Reactive species (mainly ROS) are produced as a result of mitochondrial metabolic reactions, and physiological redox level is regulated by different enzymes maintaining redox homeostasis. If the redox balance is disturbed due to exogenous or endogenous factors, then the oxidative stress ensues. For the last couple of decades, extensive research has been carried out in redox biology, mainly to identify biomarkers involved in oxidative stress, implication of dietary antioxidants, and their involvement in different health problems including cancer. As summarized in this topic, the ROS also imparts tumor initiation, progression, and metastasis. For judicious therapeutic management of the cancers, the understanding of molecular cascades associated with ROS needs to be systematically explored.

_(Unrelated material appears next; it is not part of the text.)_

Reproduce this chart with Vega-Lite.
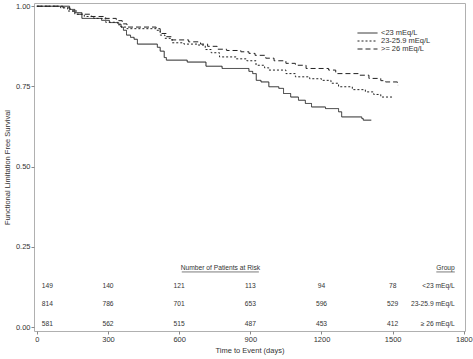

Cancer cells are known to have an elevated level of redox species, and generation of different reactive species (especially ROS) transforms the normal cells into the cancer cells (Fig. 1). Though ROS helps in the malignant transformation of normal cells, excessive redox level may prove toxic to the cancer cells as well. Traditional chemotherapy targets cancer cells by mainly causing DNA damage. However, recurrence of cancer has been reported in almost all type of cancers. Recent discoveries have highlighted the role of CSCs in the cancer recurrence. CSCs contribute to the resistance to chemotherapy, drug efflux, and deregulation of the DNA-damaging effects of chemotherapy. They have lesser amount of redox species as compared to the cancer cells, and this helps them to survive the cytotoxicity of ROS. In order to enhance the cancer stemness, ROS plays several pivotal roles in the niche of tumor microenvironment. ROS-mediated alterations of several cellular signaling lead to the epithelial-to-mesenchymal transition, enhanced invasion, proliferation, and angiogenesis (Fig. 2). In addition, elevated level of ROS is linked with the hypoxia-mediated upregulation of cancer stemness markers, which resulted in the downregulation of redox level in CSCs in order to facilitate the survivability of CSCs and cancer progression. Moreover, ROS is also involved in the modulation of several microRNAs, oncogenes, tumor suppressor genes, and even epigenetic modifications. Eventually, these modifications lead to tumor initiation, tumor progression, and tumor metastasis, establishing a strong relation between ROS and carcinogenesis.

Oxidative stress is having several important roles in cancer, which makes redox biology a whole new era, and it can be used as cancer therapeutics. Apart from the fact that ROS plays a prime role in the onset of carcinogenesis, it acts as a double-edged sword in cancer therapy. Firstly, it is well established that each and every chemotherapeutic agent has its own adverse reaction inside the body, which causes plethora of side effects, complications, and deterioration of patient’s quality of life. In order to improve the health status of patient’s life, a preventive dose of antioxidants is being used in adjuvant chemotherapy (Fig. 3). Secondly, it is well known that several cancer therapeutics, radiation, and chemotherapy generate ROS, which are key mediators for programmed cell death (Fig. 3). Pro-oxidants or therapeutic dose of antioxidants induce more oxidative load in cancer cells, which lead to the activation of several factors involved in apoptosis, necrosis, autophagy, and ultimately death of cancer cells (Fig. 4). Even though cancer cells ought to have a strong antioxidant defense mechanism in order to tackle elevated redox level, cancer cells are also found to be more sensitive to it. Hence, ROS can be used as a novel therapy to kill cancer cells through all three mechanisms of programmed cell death.